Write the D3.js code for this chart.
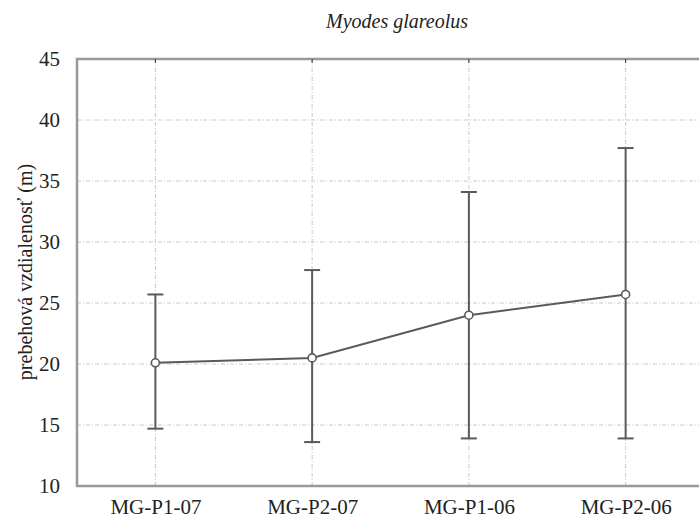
<!DOCTYPE html>
<html>
<head>
<meta charset="utf-8">
<script src="https://cdn.jsdelivr.net/npm/d3@7"></script>
<style>
  body { margin: 0; background: #fff; }
  svg text { font-family: "Liberation Serif", "Times New Roman", Times, "DejaVu Serif", serif !important; }
</style>
</head>
<body>
<svg id="chart" width="699" height="520"></svg>
<script>
const categories = ["MG-P1-07", "MG-P2-07", "MG-P1-06", "MG-P2-06"];
const means = [20.1, 20.5, 24.0, 25.7];
const upper = [25.7, 27.7, 34.1, 37.7];
const lower = [14.7, 13.6, 13.9, 13.9];
const yTicks = [10, 15, 20, 25, 30, 35, 40, 45];
const title = "Myodes glareolus";
const yTitle = "prebehová vzdialenosť (m)";

const svg = d3.select("#chart");
const margin = { left: 77, top: 59, right: -5, bottom: 35 };
const W = 699, H = 520;
const x0 = margin.left, x1 = W - margin.right;
const y0 = H - margin.bottom, y1 = margin.top;

const x = d3.scalePoint().domain(categories).range([x0, x1]).padding(0.5);
const y = d3.scaleLinear().domain([10, 45]).range([y0 + 1, y1]);

const gridColor = "#c8c8c8";
const dash = "4,2,1,2";

svg.append("g").selectAll("line").data(yTicks.filter(d => d > 10 && d < 45)).join("line")
  .attr("x1", x0).attr("x2", x1)
  .attr("y1", d => y(d)).attr("y2", d => y(d))
  .attr("stroke", gridColor).attr("stroke-width", 1).attr("stroke-dasharray", dash);

svg.append("g").selectAll("line").data(categories).join("line")
  .attr("x1", d => x(d)).attr("x2", d => x(d))
  .attr("y1", y1).attr("y2", y0)
  .attr("stroke", gridColor).attr("stroke-width", 1).attr("stroke-dasharray", dash);

svg.append("path")
  .attr("d", `M${x1},${y1}H${x0}V${y0 + 1}H${x1}`)
  .attr("fill", "none").attr("stroke", "#999").attr("stroke-width", 2.5);

svg.append("g").selectAll("line").data(categories).join("line")
  .attr("x1", d => x(d)).attr("x2", d => x(d))
  .attr("y1", y1).attr("y2", y1 + 4)
  .attr("stroke", "#333").attr("stroke-width", 1);

const yAxis = d3.axisLeft(y).tickValues(yTicks).tickSize(0).tickPadding(17).tickFormat(d3.format("d"));
const gy = svg.append("g").attr("transform", `translate(${x0},0)`).call(yAxis);
gy.select(".domain").remove();
gy.selectAll("text").attr("font-size", 21).attr("fill", "#222");

const xAxis = d3.axisBottom(x).tickSize(0).tickPadding(14);
const gx = svg.append("g").attr("transform", `translate(0,${y0})`).call(xAxis);
gx.select(".domain").remove();
gx.selectAll("text").attr("font-size", 21).attr("fill", "#222");

svg.append("text")
  .attr("transform", `translate(32,${(y0 + y1) / 2}) rotate(-90)`)
  .attr("text-anchor", "middle")
  .attr("font-size", 20).attr("fill", "#222")
  .text(yTitle);

svg.append("text")
  .attr("x", 397).attr("y", 28)
  .attr("text-anchor", "middle")
  .attr("font-size", 20).attr("font-style", "italic").attr("fill", "#222")
  .text(title);

const data = categories.map((c, i) => ({ c, m: means[i], u: upper[i], l: lower[i] }));
const lineColor = "#5a5a5a";

const eb = svg.append("g");
eb.selectAll(".v").data(data).join("line")
  .attr("x1", d => x(d.c)).attr("x2", d => x(d.c))
  .attr("y1", d => y(d.u)).attr("y2", d => y(d.l))
  .attr("stroke", lineColor).attr("stroke-width", 2);
eb.selectAll(".cu").data(data).join("line")
  .attr("x1", d => x(d.c) - 8).attr("x2", d => x(d.c) + 8)
  .attr("y1", d => y(d.u)).attr("y2", d => y(d.u))
  .attr("stroke", lineColor).attr("stroke-width", 2);
eb.selectAll(".cl").data(data).join("line")
  .attr("x1", d => x(d.c) - 8).attr("x2", d => x(d.c) + 8)
  .attr("y1", d => y(d.l)).attr("y2", d => y(d.l))
  .attr("stroke", lineColor).attr("stroke-width", 2);

svg.append("path").datum(data)
  .attr("d", d3.line().x(d => x(d.c)).y(d => y(d.m)))
  .attr("fill", "none").attr("stroke", lineColor).attr("stroke-width", 2);

svg.append("g").selectAll("circle").data(data).join("circle")
  .attr("cx", d => x(d.c)).attr("cy", d => y(d.m)).attr("r", 4)
  .attr("fill", "#fff").attr("stroke", lineColor).attr("stroke-width", 1.6);
</script>
</body>
</html>
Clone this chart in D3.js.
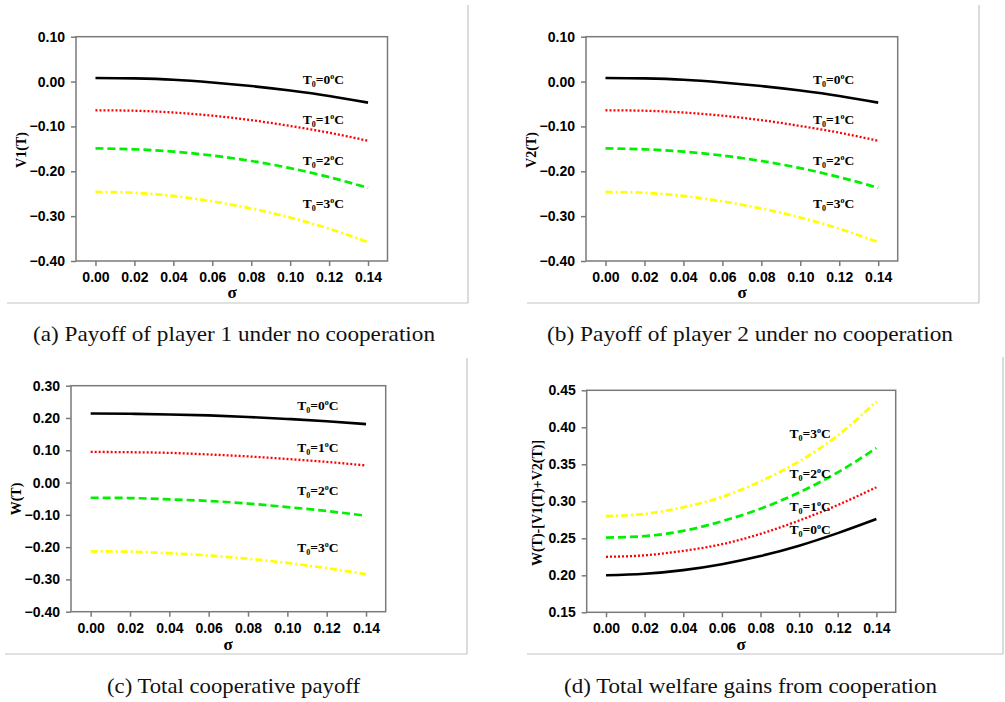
----------------
Each record above should be copied character for character, with pictures dropped.

:: Final result ::
Write the D3.js code for this chart.
<!DOCTYPE html>
<html>
<head>
<meta charset="utf-8">
<script src="https://cdn.jsdelivr.net/npm/d3@7"></script>
<style>
  body { margin: 0; background: #fff; }
  svg text { font-family: "Liberation Serif", "Times New Roman", Times, "DejaVu Serif", serif !important; }
</style>
</head>
<body>
<svg id="chart" width="699" height="520"></svg>
<script>
const categories = ["MG-P1-07", "MG-P2-07", "MG-P1-06", "MG-P2-06"];
const means = [20.1, 20.5, 24.0, 25.7];
const upper = [25.7, 27.7, 34.1, 37.7];
const lower = [14.7, 13.6, 13.9, 13.9];
const yTicks = [10, 15, 20, 25, 30, 35, 40, 45];
const title = "Myodes glareolus";
const yTitle = "prebehová vzdialenosť (m)";

const svg = d3.select("#chart");
const margin = { left: 77, top: 59, right: -5, bottom: 35 };
const W = 699, H = 520;
const x0 = margin.left, x1 = W - margin.right;
const y0 = H - margin.bottom, y1 = margin.top;

const x = d3.scalePoint().domain(categories).range([x0, x1]).padding(0.5);
const y = d3.scaleLinear().domain([10, 45]).range([y0 + 1, y1]);

const gridColor = "#c8c8c8";
const dash = "4,2,1,2";

svg.append("g").selectAll("line").data(yTicks.filter(d => d > 10 && d < 45)).join("line")
  .attr("x1", x0).attr("x2", x1)
  .attr("y1", d => y(d)).attr("y2", d => y(d))
  .attr("stroke", gridColor).attr("stroke-width", 1).attr("stroke-dasharray", dash);

svg.append("g").selectAll("line").data(categories).join("line")
  .attr("x1", d => x(d)).attr("x2", d => x(d))
  .attr("y1", y1).attr("y2", y0)
  .attr("stroke", gridColor).attr("stroke-width", 1).attr("stroke-dasharray", dash);

svg.append("path")
  .attr("d", `M${x1},${y1}H${x0}V${y0 + 1}H${x1}`)
  .attr("fill", "none").attr("stroke", "#999").attr("stroke-width", 2.5);

svg.append("g").selectAll("line").data(categories).join("line")
  .attr("x1", d => x(d)).attr("x2", d => x(d))
  .attr("y1", y1).attr("y2", y1 + 4)
  .attr("stroke", "#333").attr("stroke-width", 1);

const yAxis = d3.axisLeft(y).tickValues(yTicks).tickSize(0).tickPadding(17).tickFormat(d3.format("d"));
const gy = svg.append("g").attr("transform", `translate(${x0},0)`).call(yAxis);
gy.select(".domain").remove();
gy.selectAll("text").attr("font-size", 21).attr("fill", "#222");

const xAxis = d3.axisBottom(x).tickSize(0).tickPadding(14);
const gx = svg.append("g").attr("transform", `translate(0,${y0})`).call(xAxis);
gx.select(".domain").remove();
gx.selectAll("text").attr("font-size", 21).attr("fill", "#222");

svg.append("text")
  .attr("transform", `translate(32,${(y0 + y1) / 2}) rotate(-90)`)
  .attr("text-anchor", "middle")
  .attr("font-size", 20).attr("fill", "#222")
  .text(yTitle);

svg.append("text")
  .attr("x", 397).attr("y", 28)
  .attr("text-anchor", "middle")
  .attr("font-size", 20).attr("font-style", "italic").attr("fill", "#222")
  .text(title);

const data = categories.map((c, i) => ({ c, m: means[i], u: upper[i], l: lower[i] }));
const lineColor = "#5a5a5a";

const eb = svg.append("g");
eb.selectAll(".v").data(data).join("line")
  .attr("x1", d => x(d.c)).attr("x2", d => x(d.c))
  .attr("y1", d => y(d.u)).attr("y2", d => y(d.l))
  .attr("stroke", lineColor).attr("stroke-width", 2);
eb.selectAll(".cu").data(data).join("line")
  .attr("x1", d => x(d.c) - 8).attr("x2", d => x(d.c) + 8)
  .attr("y1", d => y(d.u)).attr("y2", d => y(d.u))
  .attr("stroke", lineColor).attr("stroke-width", 2);
eb.selectAll(".cl").data(data).join("line")
  .attr("x1", d => x(d.c) - 8).attr("x2", d => x(d.c) + 8)
  .attr("y1", d => y(d.l)).attr("y2", d => y(d.l))
  .attr("stroke", lineColor).attr("stroke-width", 2);

svg.append("path").datum(data)
  .attr("d", d3.line().x(d => x(d.c)).y(d => y(d.m)))
  .attr("fill", "none").attr("stroke", lineColor).attr("stroke-width", 2);

svg.append("g").selectAll("circle").data(data).join("circle")
  .attr("cx", d => x(d.c)).attr("cy", d => y(d.m)).attr("r", 4)
  .attr("fill", "#fff").attr("stroke", lineColor).attr("stroke-width", 1.6);
</script>
</body>
</html>
Clone this chart in D3.js.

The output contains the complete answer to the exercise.